Ellison: The Return Of The Network Computer
Larry Ellison and his network computer are ready to come back for a second round, the Oracle CEO said today in a keynote at CRM 99 in San Francisco.
Ellison, responding to a question in a freewheeling question-and-answer session, said Oracle is about to resurrect the name of Network Computer Inc., the company that suffered a high-profile failure to build a market for the NC, for a new spinoff that will build $199 desktop computers.
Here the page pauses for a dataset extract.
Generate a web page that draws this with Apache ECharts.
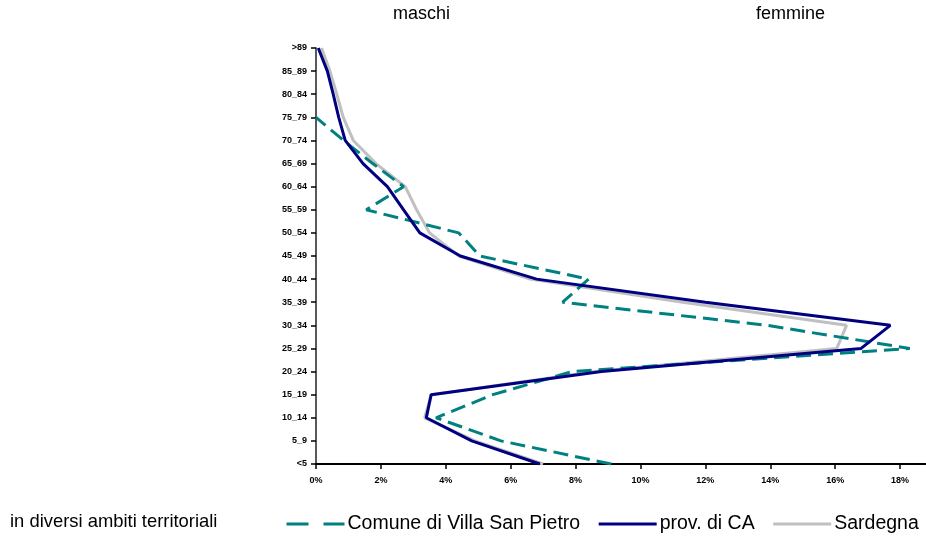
<!DOCTYPE html>
<html>
<head>
<meta charset="utf-8">
<script src="https://cdn.jsdelivr.net/npm/echarts@6/dist/echarts.min.js"></script>
<style>
html,body{margin:0;padding:0;background:#fff;}
#chart{width:926px;height:543px;}
</style>
</head>
<body>
<div id="chart"></div>
<script>
// Age classes, bottom to top
var categories = ['<5','5_9','10_14','15_19','20_24','25_29','30_34','35_39','40_44','45_49','50_54','55_59','60_64','65_69','70_74','75_79','80_84','85_89','>89'];
// Values in percent (null = not drawn)
var comune = [9.1, 5.7, 3.7, 5.45, 7.9, 18.3, 13.9, 7.6, 8.4, 5.05, 4.4, 1.55, 2.7, 1.75, 0.85, 0, null, null, null];
var provCA = [6.9, 4.8, 3.4, 3.55, 8.8, 16.8, 17.7, 12.0, 6.8, 4.45, 3.2, 2.7, 2.2, 1.45, 0.9, 0.7, 0.53, 0.35, 0.07];
var sardegna = [7.0, 4.9, 3.35, 3.55, 8.6, 16.05, 16.35, 11.3, 6.6, 4.4, 3.5, 3.1, 2.75, 1.85, 1.15, 0.84, 0.64, 0.43, 0.17];
var xTicks = [0, 2, 4, 6, 8, 10, 12, 14, 16, 18];
var seriesNames = ['Comune di Villa San Pietro', 'prov. di CA', 'Sardegna'];
var headings = ['maschi', 'femmine'];
var footNote = 'in diversi ambiti territoriali';

var FONT = 'Liberation Sans, Arial, sans-serif';
var chart = echarts.init(document.getElementById('chart'), null, {renderer: 'canvas'});
chart.setOption({
  animation: false,
  backgroundColor: '#ffffff',
  title: [
    {text: headings[0], left: 393, top: 5, padding: 0, textStyle: {fontSize: 18, fontWeight: 'normal', color: '#000', fontFamily: FONT}},
    {text: headings[1], left: 756, top: 5, padding: 0, textStyle: {fontSize: 18, fontWeight: 'normal', color: '#000', fontFamily: FONT}},
    {text: footNote, left: 10, top: 513, padding: 0, textStyle: {fontSize: 18.4, fontWeight: 'normal', color: '#000', fontFamily: FONT}}
  ],
  legend: {
    left: 285, top: 514, padding: 0,
    itemWidth: 58, itemHeight: 14, itemGap: 17,
    itemStyle: {opacity: 0},
    textStyle: {fontSize: 19.5, color: '#000', fontFamily: FONT, padding: [0, 0, 0, -2]},
    data: [
      {name: seriesNames[0], lineStyle: {type: [22, 15], width: 3, color: '#008080'}},
      {name: seriesNames[1], lineStyle: {width: 3, color: '#000080'}},
      {name: seriesNames[2], lineStyle: {width: 3, color: '#c0c0c0'}}
    ]
  },
  grid: {left: 316, right: 0, top: 48, bottom: 79, containLabel: false},
  xAxis: {
    type: 'value', min: 0, max: 18.8, interval: 2,
    axisLine: {show: true, lineStyle: {color: '#000', width: 2}},
    axisTick: {show: true, length: 5, lineStyle: {color: '#000', width: 1.5}, customValues: xTicks},
    axisLabel: {customValues: xTicks, formatter: function (v) { return v + '%'; }, fontSize: 9, fontWeight: 'bold', color: '#000', fontFamily: FONT, margin: 12},
    splitLine: {show: false}
  },
  yAxis: {
    type: 'category', data: categories, boundaryGap: false,
    axisLine: {show: true, lineStyle: {color: '#222', width: 1.5}},
    axisTick: {show: true, length: 5, lineStyle: {color: '#000', width: 1.5}},
    axisLabel: {fontSize: 9, fontWeight: 'bold', color: '#000', fontFamily: FONT, margin: 9, interval: 0},
    splitLine: {show: false}
  },
  series: [
    {name: seriesNames[0], type: 'line', data: comune, symbol: 'none', z: 3, connectNulls: false,
     lineStyle: {color: '#008080', width: 3, type: [15, 7]}, itemStyle: {color: '#008080'}},
    {name: seriesNames[1], type: 'line', data: provCA, symbol: 'none', z: 4,
     lineStyle: {color: '#000080', width: 3}, itemStyle: {color: '#000080'}},
    {name: seriesNames[2], type: 'line', data: sardegna, symbol: 'none', z: 2,
     lineStyle: {color: '#c0c0c0', width: 3}, itemStyle: {color: '#c0c0c0'}}
  ]
});
</script>
</body>
</html>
Unlike the first NCI, which was reincarnated as Liberate, a company that builds software for television Web access, the revived NCI will build machines meant to replace PCs. In that sense, the company would be more in line with the first NCI's original mission. It will run the Linux operating system, use an Intel processor, have 64 Mbytes of memory, and connect simply to the Internet. While it will be cheap, Ellison said, it's no longer intended to undersell traditional PCs. "It's not really about the price of a PC anymore," he said. "It's really just focused on making life easier." The machine, which Ellison says will run Web-based applications, including Oracle's own, will be aimed at both consumer and corporate audiences.
While the original NCI failed to deliver the type of machine that could displace Microsoft on the desktop, Ellison defended it as a success. The renamed NCI went public and, as Liberate, has a market cap of roughly $3 billion, Ellison said. "If every bad idea I have comes out to worth $3 billion, I hope they [the bad ideas] keep rolling out."